Robert McChesney, one of the United States’ most astute media critics, has written an important article, “Sharp Left Turn for the Media Reform Movement: Toward a Post-Capitalist Democracy,” in the February issue of Monthly Review.
As a co-founder of Free Press, McChesney has been a central figure in the media reform movement that has over time leaned more toward traditional DC lobbying rather than grassroots organizing. In this essay, McChesney says it’s time to return to the grassroots strategy, with a radical message. He argues that
the movement needs to recognize that the world has changed dramatically in the past decade. Specifically, capitalism is in the midst of a prolonged crisis with no end in sight. This changes the political playing field and opens up new requirements and opportunities for democratic reformers.

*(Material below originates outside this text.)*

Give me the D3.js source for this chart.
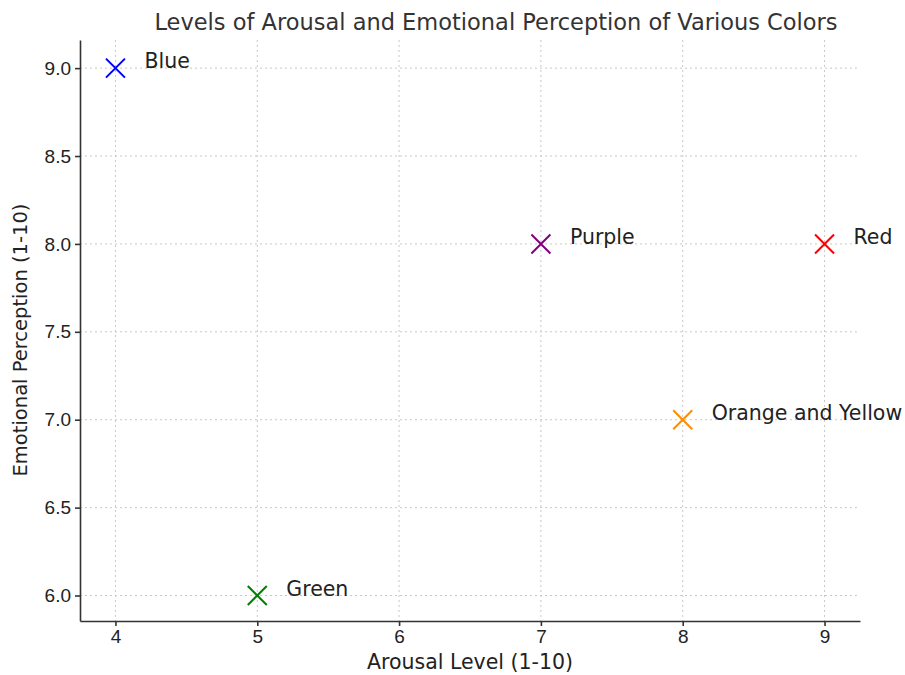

McChesney offers three proposals: (1) End the ISP Cartel; (2) Treat Monopolies Like…Monopolies; and (3) Treat Journalism Like a Public Good.
On the third proposal, he endorses Dean Baker’s idea to let every American over the age of 18 direct up to $200 of government money annually to any nonprofit medium of his or her choice, on the conditions would be that the recipient be a recognized nonprofit, that the recipient take no commercial advertising, and that whatever is produced by the subsidy be posted online immediately, made available at no charge, and enter the public domain.
McChesney ends with a bold claim:
these three reforms alone would radically reshape the nation and put the United States well on the way toward a post-capitalist democracy.